# start of LISTED ENTRIES

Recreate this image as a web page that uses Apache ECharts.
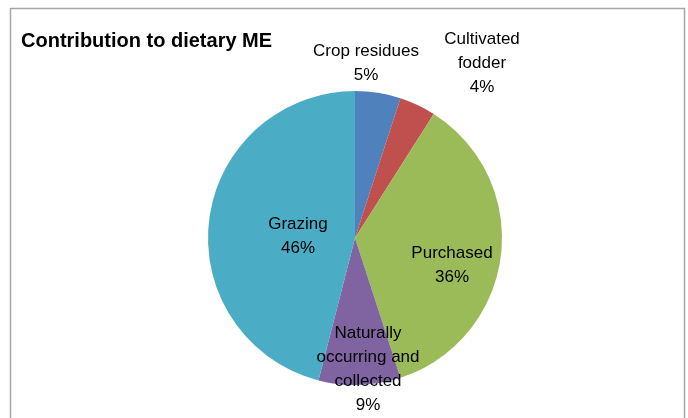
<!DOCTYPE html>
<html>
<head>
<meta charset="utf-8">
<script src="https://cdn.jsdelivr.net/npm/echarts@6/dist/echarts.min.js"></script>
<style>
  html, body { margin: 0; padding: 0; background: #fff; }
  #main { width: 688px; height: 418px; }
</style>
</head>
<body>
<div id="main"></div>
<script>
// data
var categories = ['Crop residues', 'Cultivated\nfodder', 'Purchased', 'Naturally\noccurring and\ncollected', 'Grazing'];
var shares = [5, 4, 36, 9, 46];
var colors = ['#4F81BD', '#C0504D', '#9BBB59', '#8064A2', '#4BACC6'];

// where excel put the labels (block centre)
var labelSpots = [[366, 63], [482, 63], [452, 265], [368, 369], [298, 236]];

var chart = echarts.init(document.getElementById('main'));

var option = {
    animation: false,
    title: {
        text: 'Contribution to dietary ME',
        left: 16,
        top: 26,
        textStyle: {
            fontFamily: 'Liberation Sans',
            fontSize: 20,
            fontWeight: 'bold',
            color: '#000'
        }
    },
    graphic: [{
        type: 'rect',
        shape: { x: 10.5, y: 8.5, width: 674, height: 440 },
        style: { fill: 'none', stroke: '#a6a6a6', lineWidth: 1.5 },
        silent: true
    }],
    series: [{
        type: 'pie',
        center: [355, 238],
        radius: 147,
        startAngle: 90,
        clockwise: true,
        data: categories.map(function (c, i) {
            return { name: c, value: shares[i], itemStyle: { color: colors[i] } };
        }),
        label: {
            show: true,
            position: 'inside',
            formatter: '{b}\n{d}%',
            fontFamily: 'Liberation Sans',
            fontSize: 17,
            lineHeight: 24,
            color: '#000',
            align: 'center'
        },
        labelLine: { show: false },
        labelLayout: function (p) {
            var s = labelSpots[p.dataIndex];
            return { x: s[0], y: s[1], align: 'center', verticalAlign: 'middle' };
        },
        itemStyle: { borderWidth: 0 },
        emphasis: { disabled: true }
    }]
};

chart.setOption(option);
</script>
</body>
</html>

# end of LISTED ENTRIES
# start of LISTED ENTRIES

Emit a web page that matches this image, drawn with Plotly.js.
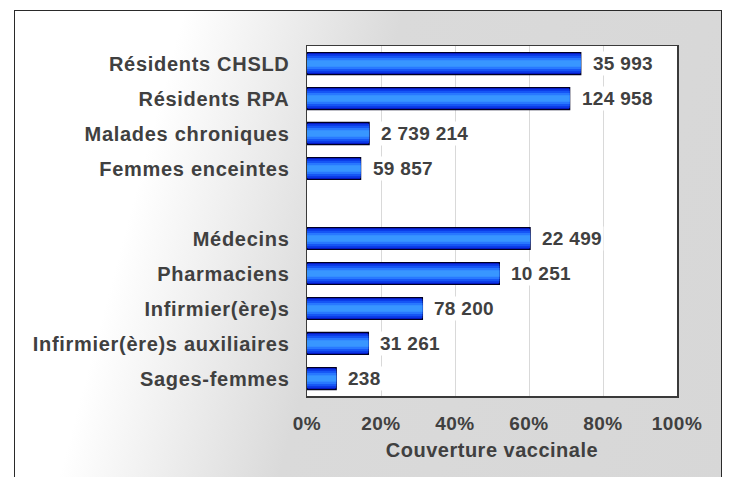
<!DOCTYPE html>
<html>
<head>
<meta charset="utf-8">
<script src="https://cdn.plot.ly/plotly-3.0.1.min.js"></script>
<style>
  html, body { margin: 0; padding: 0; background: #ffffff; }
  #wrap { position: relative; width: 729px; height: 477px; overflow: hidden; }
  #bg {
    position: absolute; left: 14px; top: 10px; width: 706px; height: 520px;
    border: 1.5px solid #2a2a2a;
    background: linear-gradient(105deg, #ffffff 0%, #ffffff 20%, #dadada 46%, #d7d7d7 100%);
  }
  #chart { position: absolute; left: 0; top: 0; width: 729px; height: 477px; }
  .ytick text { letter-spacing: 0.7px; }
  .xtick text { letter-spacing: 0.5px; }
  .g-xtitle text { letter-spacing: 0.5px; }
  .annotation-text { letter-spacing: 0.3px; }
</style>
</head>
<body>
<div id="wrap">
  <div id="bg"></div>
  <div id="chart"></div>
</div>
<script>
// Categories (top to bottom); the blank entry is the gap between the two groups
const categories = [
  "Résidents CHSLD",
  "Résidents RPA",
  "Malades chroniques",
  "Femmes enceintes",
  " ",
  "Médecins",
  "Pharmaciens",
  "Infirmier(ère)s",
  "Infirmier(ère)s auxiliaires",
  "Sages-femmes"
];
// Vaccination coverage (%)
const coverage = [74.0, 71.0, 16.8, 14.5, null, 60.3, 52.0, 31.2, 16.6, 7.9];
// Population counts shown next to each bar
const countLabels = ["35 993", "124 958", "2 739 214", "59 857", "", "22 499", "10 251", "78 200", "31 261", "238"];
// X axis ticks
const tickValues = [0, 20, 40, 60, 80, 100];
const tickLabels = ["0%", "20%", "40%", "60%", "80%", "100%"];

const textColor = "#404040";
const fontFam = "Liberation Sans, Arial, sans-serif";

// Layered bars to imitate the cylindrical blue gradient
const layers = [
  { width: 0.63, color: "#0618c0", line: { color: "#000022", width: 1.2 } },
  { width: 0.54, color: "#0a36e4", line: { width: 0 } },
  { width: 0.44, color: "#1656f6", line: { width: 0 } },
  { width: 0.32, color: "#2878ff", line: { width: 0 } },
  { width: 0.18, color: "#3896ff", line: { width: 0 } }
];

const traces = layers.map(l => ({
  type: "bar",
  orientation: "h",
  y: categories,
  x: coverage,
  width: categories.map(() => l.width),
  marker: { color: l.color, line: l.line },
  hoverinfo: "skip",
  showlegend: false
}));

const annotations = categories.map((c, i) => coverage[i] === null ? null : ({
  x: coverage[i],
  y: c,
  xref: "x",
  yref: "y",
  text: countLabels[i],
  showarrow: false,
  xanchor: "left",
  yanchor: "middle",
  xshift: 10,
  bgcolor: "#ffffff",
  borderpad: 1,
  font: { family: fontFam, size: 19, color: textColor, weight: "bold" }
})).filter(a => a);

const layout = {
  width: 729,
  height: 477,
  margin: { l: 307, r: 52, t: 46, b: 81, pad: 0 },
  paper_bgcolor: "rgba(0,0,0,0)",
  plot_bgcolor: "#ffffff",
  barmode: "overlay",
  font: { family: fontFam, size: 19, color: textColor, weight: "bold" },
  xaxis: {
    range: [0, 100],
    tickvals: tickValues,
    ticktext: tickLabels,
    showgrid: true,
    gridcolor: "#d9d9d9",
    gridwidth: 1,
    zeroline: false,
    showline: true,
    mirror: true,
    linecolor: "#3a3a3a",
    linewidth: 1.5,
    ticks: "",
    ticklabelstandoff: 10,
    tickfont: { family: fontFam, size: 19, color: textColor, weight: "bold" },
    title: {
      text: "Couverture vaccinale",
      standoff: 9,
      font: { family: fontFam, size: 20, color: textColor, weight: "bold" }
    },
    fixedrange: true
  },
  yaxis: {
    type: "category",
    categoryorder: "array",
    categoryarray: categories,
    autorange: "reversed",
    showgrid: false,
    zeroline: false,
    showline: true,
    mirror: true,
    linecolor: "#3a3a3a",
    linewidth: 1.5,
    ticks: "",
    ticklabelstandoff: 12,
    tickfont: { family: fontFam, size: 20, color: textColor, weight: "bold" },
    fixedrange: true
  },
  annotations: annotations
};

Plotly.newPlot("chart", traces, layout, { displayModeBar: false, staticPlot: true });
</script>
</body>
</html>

# end of LISTED ENTRIES
# start of LISTED ENTRIES

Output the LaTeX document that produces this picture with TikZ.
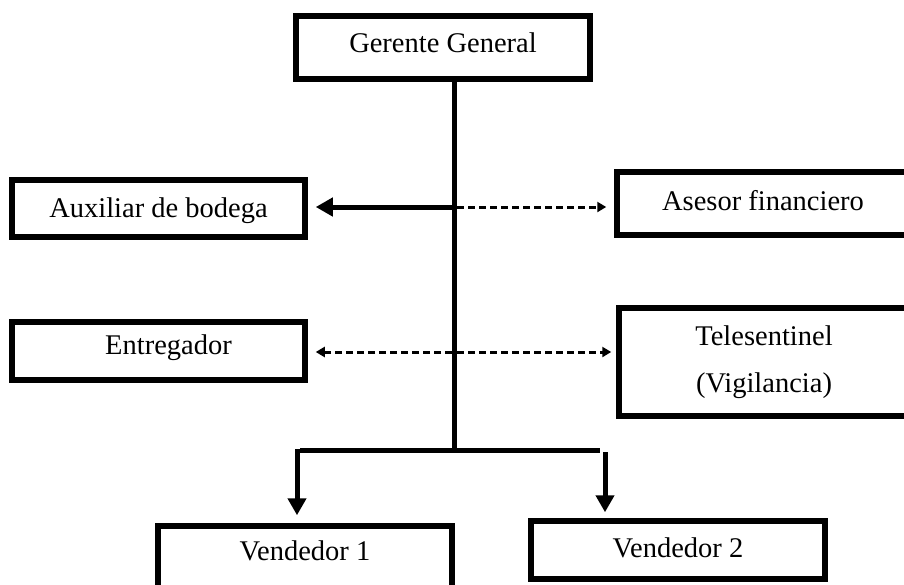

# end of LISTED ENTRIES

PROBLEM DESCRIPTION: Make an exact copy of the lines from the one holding "Recreate this image" through the one holding "['#4F81BD', '#C0504D', '#9BBB59', '#8064A2', '#4BACC6'];", end lines included, without the pictures.

ANSWER TO THIS PROBLEM:
Recreate this image as a web page that uses Apache ECharts.
<!DOCTYPE html>
<html>
<head>
<meta charset="utf-8">
<script src="https://cdn.jsdelivr.net/npm/echarts@6/dist/echarts.min.js"></script>
<style>
  html, body { margin: 0; padding: 0; background: #fff; }
  #main { width: 688px; height: 418px; }
</style>
</head>
<body>
<div id="main"></div>
<script>
// data
var categories = ['Crop residues', 'Cultivated\nfodder', 'Purchased', 'Naturally\noccurring and\ncollected', 'Grazing'];
var shares = [5, 4, 36, 9, 46];
var colors = ['#4F81BD', '#C0504D', '#9BBB59', '#8064A2', '#4BACC6'];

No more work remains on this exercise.